No filme “South of the Border” (em português, poderia ser Ao Sul da Fronteira), do diretor Oliver Stone, até mesmo Hugo Chávez brincou com as declarações de Noriega. E mostrou ao cineasta a fábrica de processamento de milho que o megafone neoconservador apontou como fonte do urânio secreto, destinado ao Irã. No filme, Chávez aproveitou a oportunidade para tirar um sarro: “É aqui que fabricamos a bomba atômica iraniana”, disse a Oliver Stone.


Como bem observou o jornalista Charles Davis, no Right Web, em março do ano passado, o primeiro artigo de Noriega sobre o assunto fazia o alarme e promovia o terror, a tática mais comum. Porém, depois de ridicularizado, ele mudou o discurso. No documento sobre política externa, apresentado como um guia ao Congresso, ele eliminou todas as referências a possíveis contribuições da Venezuela ao programa nuclear do Irã.


Outro dos boatos famosos de Noriega foi sobre a embaixada do Irã em Manágua, na Nicarágua. Tudo parte da fabricação da tese de que o Irã está tentando dominar a América do Sul e a América Central. Este boato ganhou espaço na mídia conservadora e peso político quando, finalmente, foi encampado pela cabeça do Departamento de Estado. A secretária Hillary Clinton repetiu as suspeitas: “Os iranianos estão construindo uma embaixada enorme em Manágua. Nós podemos imaginar para que…”, disse ela, logo após tomar posse, em 2009.


O jornal The Washington Post tentou encontrar a tal embaixada e não conseguiu. Às gargalhadas, o presidente da Câmara de Comércio da Nicarágua, Ernest Porta, disse ao jornal norte-americano: “Essa embaixada não existe”. O economista Mark Weisbrot também riu quando comentou os boatos e rumores espalhados por Noriega. “Tenho certeza que se você analisar os textos dele, vai encontrar vários boatos que ele inventou ao longo dos anos e que são impossíveis de se comprovar. O que ficou claro é que não eram verdadeiros”, disse.


Depois das gargalhadas, ele tentou explicar como uma pessoa como Roger Noriega, que participou do escândalo Irã-Contras, promoveu golpes no Haiti, em Honduras e na Venezuela e foi desmentido, publicamente, mais de uma vez, não perde toda a credibilidade em Washington.
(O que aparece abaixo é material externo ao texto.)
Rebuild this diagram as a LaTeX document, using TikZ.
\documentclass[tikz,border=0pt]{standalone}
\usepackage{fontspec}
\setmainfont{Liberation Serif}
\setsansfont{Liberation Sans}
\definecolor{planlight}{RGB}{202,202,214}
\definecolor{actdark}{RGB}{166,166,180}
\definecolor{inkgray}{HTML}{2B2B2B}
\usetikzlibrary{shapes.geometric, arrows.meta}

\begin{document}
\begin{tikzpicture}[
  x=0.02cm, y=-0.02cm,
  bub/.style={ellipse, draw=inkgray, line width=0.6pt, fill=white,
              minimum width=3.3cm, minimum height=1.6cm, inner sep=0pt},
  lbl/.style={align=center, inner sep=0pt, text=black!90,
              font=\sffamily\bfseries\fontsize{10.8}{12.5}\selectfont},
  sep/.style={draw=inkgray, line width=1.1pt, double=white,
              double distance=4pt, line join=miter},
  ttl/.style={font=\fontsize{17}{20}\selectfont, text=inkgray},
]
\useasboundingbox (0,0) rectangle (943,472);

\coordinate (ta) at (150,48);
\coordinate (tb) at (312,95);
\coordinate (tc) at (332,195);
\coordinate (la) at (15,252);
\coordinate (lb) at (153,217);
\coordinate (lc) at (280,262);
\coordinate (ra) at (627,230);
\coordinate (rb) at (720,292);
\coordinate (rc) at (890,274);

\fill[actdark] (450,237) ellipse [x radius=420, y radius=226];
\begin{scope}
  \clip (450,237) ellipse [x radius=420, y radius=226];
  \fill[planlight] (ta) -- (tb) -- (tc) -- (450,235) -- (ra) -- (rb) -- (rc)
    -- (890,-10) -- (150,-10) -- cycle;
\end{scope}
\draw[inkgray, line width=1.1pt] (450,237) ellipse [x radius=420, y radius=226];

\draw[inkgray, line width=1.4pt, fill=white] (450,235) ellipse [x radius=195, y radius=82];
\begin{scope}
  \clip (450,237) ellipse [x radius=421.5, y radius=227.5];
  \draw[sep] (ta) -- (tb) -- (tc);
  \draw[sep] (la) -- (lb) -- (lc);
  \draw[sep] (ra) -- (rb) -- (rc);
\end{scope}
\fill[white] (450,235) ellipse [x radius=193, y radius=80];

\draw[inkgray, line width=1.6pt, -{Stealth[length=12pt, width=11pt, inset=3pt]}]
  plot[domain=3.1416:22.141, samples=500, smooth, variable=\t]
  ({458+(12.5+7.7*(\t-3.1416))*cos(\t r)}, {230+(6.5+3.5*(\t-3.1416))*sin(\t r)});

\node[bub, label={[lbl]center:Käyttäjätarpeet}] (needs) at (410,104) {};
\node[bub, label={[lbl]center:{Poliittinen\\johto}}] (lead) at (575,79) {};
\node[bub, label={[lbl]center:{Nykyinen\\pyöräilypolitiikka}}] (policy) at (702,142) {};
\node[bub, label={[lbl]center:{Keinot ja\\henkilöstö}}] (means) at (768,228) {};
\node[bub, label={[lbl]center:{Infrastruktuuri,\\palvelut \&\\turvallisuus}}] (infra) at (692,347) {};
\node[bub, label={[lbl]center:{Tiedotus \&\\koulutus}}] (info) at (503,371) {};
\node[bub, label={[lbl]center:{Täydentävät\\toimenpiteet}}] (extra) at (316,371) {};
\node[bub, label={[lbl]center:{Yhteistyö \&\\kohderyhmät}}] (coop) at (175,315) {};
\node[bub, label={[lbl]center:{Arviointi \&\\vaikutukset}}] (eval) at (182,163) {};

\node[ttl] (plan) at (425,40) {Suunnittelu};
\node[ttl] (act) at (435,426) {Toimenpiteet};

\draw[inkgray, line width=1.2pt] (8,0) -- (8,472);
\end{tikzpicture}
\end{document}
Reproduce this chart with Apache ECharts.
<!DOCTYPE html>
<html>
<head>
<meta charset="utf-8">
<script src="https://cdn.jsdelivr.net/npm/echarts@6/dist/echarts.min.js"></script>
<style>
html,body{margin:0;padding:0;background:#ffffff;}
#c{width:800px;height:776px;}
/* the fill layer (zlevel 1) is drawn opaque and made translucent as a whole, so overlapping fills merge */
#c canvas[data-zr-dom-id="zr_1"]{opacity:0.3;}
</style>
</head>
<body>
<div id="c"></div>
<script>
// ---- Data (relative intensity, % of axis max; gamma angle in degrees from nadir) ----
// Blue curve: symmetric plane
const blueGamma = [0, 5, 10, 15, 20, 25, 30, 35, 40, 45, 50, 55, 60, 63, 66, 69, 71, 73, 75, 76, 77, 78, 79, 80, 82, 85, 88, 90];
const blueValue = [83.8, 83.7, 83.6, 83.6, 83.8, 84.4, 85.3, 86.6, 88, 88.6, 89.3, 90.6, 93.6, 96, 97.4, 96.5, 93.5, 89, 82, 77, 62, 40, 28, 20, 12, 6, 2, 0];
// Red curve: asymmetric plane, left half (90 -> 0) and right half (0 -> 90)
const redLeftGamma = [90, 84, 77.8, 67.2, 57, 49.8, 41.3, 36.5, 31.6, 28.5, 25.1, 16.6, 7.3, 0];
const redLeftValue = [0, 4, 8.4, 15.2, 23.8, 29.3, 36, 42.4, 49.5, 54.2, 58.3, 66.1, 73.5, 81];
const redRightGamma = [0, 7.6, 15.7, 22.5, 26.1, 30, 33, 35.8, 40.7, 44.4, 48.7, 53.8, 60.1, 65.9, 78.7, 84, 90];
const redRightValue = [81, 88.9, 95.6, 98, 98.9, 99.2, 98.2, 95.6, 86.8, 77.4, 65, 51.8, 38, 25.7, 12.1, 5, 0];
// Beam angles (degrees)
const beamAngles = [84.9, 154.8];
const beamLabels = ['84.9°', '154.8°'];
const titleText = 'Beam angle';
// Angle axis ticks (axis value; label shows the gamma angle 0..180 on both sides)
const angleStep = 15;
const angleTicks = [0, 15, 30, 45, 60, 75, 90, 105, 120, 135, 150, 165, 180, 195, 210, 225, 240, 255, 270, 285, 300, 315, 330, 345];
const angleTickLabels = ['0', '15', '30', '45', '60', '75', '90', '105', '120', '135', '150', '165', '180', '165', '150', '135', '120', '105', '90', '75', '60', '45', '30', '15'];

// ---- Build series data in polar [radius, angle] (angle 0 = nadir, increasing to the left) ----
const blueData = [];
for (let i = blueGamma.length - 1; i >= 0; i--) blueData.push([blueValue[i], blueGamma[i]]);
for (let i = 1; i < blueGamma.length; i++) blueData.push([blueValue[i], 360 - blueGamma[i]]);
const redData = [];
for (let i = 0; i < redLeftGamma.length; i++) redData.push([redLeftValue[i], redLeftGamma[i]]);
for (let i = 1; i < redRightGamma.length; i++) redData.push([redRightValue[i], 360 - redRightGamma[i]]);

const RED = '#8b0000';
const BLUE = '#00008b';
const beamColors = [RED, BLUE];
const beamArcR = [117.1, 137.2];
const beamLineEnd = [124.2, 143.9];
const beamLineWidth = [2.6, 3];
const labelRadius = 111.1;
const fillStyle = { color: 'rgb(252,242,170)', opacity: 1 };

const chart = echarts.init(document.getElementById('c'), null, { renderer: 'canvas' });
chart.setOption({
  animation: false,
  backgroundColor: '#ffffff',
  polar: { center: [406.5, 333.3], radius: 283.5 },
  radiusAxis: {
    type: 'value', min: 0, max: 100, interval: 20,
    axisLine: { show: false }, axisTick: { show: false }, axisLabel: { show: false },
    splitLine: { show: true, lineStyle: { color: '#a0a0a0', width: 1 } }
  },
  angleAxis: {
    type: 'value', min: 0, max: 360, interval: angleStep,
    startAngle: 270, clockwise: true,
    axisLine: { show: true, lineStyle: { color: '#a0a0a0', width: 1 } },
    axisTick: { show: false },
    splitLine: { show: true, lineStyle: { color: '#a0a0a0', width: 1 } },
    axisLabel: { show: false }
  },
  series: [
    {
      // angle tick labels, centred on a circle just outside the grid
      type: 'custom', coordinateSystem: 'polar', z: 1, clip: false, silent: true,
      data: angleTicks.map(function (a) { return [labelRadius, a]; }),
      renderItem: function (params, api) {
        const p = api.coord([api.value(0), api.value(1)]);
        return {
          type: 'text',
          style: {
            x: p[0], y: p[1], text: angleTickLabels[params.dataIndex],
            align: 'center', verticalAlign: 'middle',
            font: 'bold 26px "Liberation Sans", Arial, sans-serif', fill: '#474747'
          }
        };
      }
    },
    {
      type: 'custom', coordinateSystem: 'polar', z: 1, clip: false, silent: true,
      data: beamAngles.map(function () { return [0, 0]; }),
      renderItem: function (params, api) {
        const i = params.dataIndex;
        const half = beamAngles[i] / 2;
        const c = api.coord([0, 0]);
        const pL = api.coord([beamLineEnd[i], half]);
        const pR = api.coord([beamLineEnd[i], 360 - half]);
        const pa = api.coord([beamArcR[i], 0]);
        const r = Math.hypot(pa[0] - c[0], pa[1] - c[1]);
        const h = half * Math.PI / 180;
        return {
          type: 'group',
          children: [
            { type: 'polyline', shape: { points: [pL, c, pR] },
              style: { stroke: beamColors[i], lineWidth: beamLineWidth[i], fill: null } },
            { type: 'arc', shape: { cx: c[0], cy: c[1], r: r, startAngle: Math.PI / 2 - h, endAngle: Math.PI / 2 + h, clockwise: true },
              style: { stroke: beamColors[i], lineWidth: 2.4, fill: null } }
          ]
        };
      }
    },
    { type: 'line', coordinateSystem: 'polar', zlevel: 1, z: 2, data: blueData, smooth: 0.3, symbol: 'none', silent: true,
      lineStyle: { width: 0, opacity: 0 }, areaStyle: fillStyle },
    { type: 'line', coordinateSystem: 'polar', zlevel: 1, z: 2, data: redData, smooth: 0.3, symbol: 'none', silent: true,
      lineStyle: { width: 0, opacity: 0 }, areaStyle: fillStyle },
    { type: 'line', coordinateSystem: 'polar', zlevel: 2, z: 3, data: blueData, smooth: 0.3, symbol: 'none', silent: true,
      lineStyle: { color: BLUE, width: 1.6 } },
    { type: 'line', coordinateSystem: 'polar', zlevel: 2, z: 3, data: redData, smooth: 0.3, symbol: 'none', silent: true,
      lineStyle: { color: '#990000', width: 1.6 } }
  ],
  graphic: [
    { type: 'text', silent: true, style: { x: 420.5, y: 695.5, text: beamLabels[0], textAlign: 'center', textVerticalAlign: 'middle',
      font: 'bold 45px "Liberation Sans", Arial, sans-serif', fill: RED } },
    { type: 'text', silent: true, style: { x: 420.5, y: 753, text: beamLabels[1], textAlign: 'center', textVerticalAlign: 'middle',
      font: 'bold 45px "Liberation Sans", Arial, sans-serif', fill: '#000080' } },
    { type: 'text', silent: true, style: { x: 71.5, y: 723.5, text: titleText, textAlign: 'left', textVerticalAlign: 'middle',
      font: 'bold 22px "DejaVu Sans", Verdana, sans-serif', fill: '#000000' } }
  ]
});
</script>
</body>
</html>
– Isso se explica somente pela maneira que Washington e que a imprensa de Washington funcionam. Se você olhar para a política externa, por exemplo, está mais do que estabelecido que a guerra do Iraque foi um desastre, não deveria ter acontecido, foi uma invasão feita com base em premissas falsas. Ainda assim, todo mundo que você vê sendo entrevistado na mídia americana deu apoio à guerra. Quem foi contra — e estava certo — foi eliminado, agora, de comentar sobre a proposta de uma guerra contra o Irã. É um critério muito estranho. Mas todo mundo que você vê comentando na televisão ou é do governo ou foi do governo ou é pago pelo governo. O Noriega representa a ultradireita e muitos jornalistas não o levam mais a sério. Mas ele ainda consegue, volta e meia, um espaço na mídia.